Early sci-fi depictions of space travel were depicted as limited in voice communications, and telemetry was rarely even mentioned. This was due to several factors:
(1) Authors were unaware of then-current electronic and telemetry capability.
(2) It was more dramatically compelling to depict space travelers as isolated "polar expedition"-type explorers.
(3) Film production of a smaller cast and simpler set was cheaper than a huge mission control set. In those days audience and readers were not often unaware of "mission control"-style operations, so the cheaper route (from a film production standpoint) was considered adequate.
(4) The ability to reliably telemeter large amounts of data over long distances (esp. to deep space) was only developed during the early 1960s. General awareness of this sea change naturally lagged the reality. It took extensive signal processing, world-spanning data communications networks, and huge radio telescope dishes repurposed as communications antennas. Early during Apollo development, knowledgeable planners assumed the primary nav method would be via on-board via inertial nav and computers. It was *after* Apollo was in active development that earth-based radar navigation was improved to be the main mode, vs on-board nav. So it's not just early Sci-Fi writers being uninformed. The most technically informed people -- those working on Apollo development, weren't sure earth-based navigation and control would be possible.

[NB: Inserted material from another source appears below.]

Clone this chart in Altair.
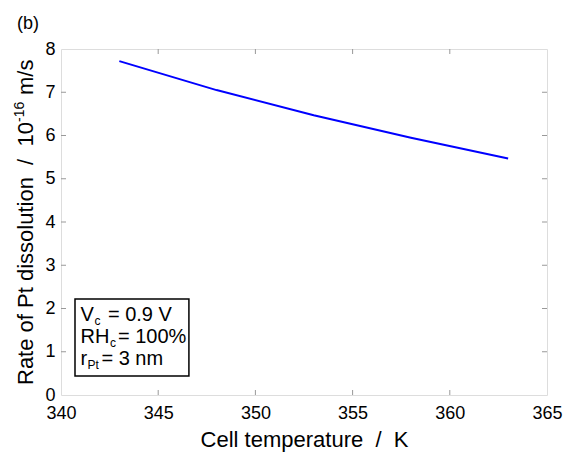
import altair as alt
import pandas as pd

# ---- data ----
temperature = [343, 348, 353, 358, 363]
rate = [7.72, 7.05, 6.47, 5.95, 5.47]

x_ticks = [340, 345, 350, 355, 360, 365]
y_ticks = [0, 1, 2, 3, 4, 5, 6, 7, 8]

W, H = 486, 346
FONT = "Liberation Sans"
FRAME = "#999999"
NB = "\u00a0"

df = pd.DataFrame({"T": temperature, "rate": rate})
xs = alt.Scale(domain=[340, 365], nice=False, zero=False)
ys = alt.Scale(domain=[0, 8], nice=False)

line = alt.Chart(df).mark_line(color="#0000ff", strokeWidth=2).encode(
    x=alt.X("T:Q", scale=xs,
            axis=alt.Axis(values=x_ticks, title=f"Cell temperature{NB}{NB}/{NB}{NB}K", tickSize=0,
                          domain=False, grid=False, labelFontSize=18, labelFont=FONT,
                          labelColor="black", labelPadding=9, titleFontSize=22, titleFont=FONT,
                          titleFontWeight="normal", titleColor="black", titlePadding=7,
                          labelFlush=False)),
    y=alt.Y("rate:Q", scale=ys,
            axis=alt.Axis(values=y_ticks, title=None, tickSize=0, domain=False, grid=False,
                          labelFontSize=18, labelFont=FONT, labelColor="black", labelPadding=6,
                          labelFlush=False)),
)

xt = pd.DataFrame({"v": x_ticks[1:-1]})
yt = pd.DataFrame({"v": y_ticks[1:-1]})
TL = 5
ticks = [
    alt.Chart(xt).mark_rule(color=FRAME, strokeWidth=1).encode(
        x=alt.X("v:Q", scale=xs), y=alt.value(H), y2=alt.value(H - TL)),
    alt.Chart(xt).mark_rule(color=FRAME, strokeWidth=1).encode(
        x=alt.X("v:Q", scale=xs), y=alt.value(0), y2=alt.value(TL)),
    alt.Chart(yt).mark_rule(color=FRAME, strokeWidth=1).encode(
        y=alt.Y("v:Q", scale=ys), x=alt.value(0), x2=alt.value(TL)),
    alt.Chart(yt).mark_rule(color=FRAME, strokeWidth=1).encode(
        y=alt.Y("v:Q", scale=ys), x=alt.value(W), x2=alt.value(W - TL)),
]

# ---- legend box (data coordinates) ----
box = pd.DataFrame({"x1": [340.72], "x2": [346.58], "y1": [0.44], "y2": [2.22]})
rect = alt.Chart(box).mark_rect(fill="white", stroke="black", strokeWidth=1.5).encode(
    x=alt.X("x1:Q", scale=xs), x2="x2:Q", y=alt.Y("y1:Q", scale=ys), y2="y2:Q")

def txt(text, x, y, size, dx=0, dy=0):
    d = pd.DataFrame({"x": [x], "y": [y], "t": [text]})
    return alt.Chart(d).mark_text(align="left", baseline="alphabetic", font=FONT, fontSize=size,
                                  color="black", dx=dx, dy=dy).encode(
        x=alt.X("x:Q", scale=xs), y=alt.Y("y:Q", scale=ys), text="t:N")

LX = 341.0
rows_y = [1.711, 1.202, 0.694]
BIG, SUB = 20, 12
legend = [
    txt("V", LX, rows_y[0], BIG),
    txt("c", LX, rows_y[0], SUB, dx=14, dy=4),
    txt("= 0.9 V", LX, rows_y[0], BIG, dx=27.5),
    txt("RH", LX, rows_y[1], BIG),
    txt("c", LX, rows_y[1], SUB, dx=29.5, dy=4),
    txt("= 100%", LX, rows_y[1], BIG, dx=37.5),
    txt("r", LX, rows_y[2], BIG),
    txt("Pt", LX, rows_y[2], SUB, dx=7, dy=4),
    txt("= 3 nm", LX, rows_y[2], BIG, dx=21),
]

# ---- rotated y title ----
def vtxt(text, y, size, dx):
    d = pd.DataFrame({"t": [text]})
    return alt.Chart(d).mark_text(align="left", baseline="alphabetic", font=FONT, fontSize=size,
                                  color="black", angle=270).encode(
        x=alt.value(dx), y=alt.value(y), text="t:N")

TX = -28
Y0 = 336
MAIN_LEN = 263
SUP_LEN = 21
ytitle = [
    vtxt(f"Rate of Pt dissolution{NB}{NB}/{NB}{NB}10", Y0, 22, TX),
    vtxt("-16", Y0 - MAIN_LEN, 14, TX - 9),
    vtxt("m/s", Y0 - MAIN_LEN - SUP_LEN - 6, 22, TX),
]

label = alt.Chart(pd.DataFrame({"t": ["(b)"]})).mark_text(
    align="left", baseline="alphabetic", font=FONT, fontSize=18, color="black").encode(
    x=alt.value(-44), y=alt.value(-20), text="t:N")

chart = alt.layer(line, *ticks, rect, *legend, *ytitle, label).properties(
    width=W, height=H,
    autosize=alt.AutoSizeParams(type="none"),
    padding={"left": 61, "top": 49, "right": 17, "bottom": 60},
).configure_view(stroke=FRAME, strokeWidth=1.5).configure(background="white")

chart.save("out.html", embed_options={"renderer": "svg", "actions": False})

With today's technology, things have come full circle. It's now possible to have mostly on-board navigation, data recording and analysis -- If that is deemed the best way by future decision makers. Certainly for a manned Mars mission that must be the approach, as light travel time would not permit rapid assessment of telemetered data on earth.
We see harbingers of this in aviation. Originally commercial aircraft had a flight crew of 5 -- pilot, co-pilot, navigator, radio man, and flight engineer. One by one all positions except pilot and co-pilot were replaced by increasingly sophisticated electronics and computers. Instead of a flight engineer scrutinizing a wall of analog gauges, computers monitor the data, evaluate it, and notify the pilot or co-pilot only if necessary. Likewise communications and navigation are so automated that the reduced workload can be handled by the smaller flight crew. In similar ways a future spacecraft would have advanced computers which filter and analyze the data for the crew, not necessarily requiring scores of mission control engineers.
Mission-control-style operations do not limit the scalability of future manned space missions. The capability already exists to do missions with much greater on-board autonomy and reduced ground-based mission personnel.
ravens_cry
2011-Nov-14, 09:42 AM
Hells, we are seen signs of it already. How many people are at Mission Control when the Falcon 1 takes off? There is other support personnel and a manned mission, being significantly more complicated will have more people. But, as time goes on, I do see this potentially changing. It will have to as we explore farther and farther from Earth.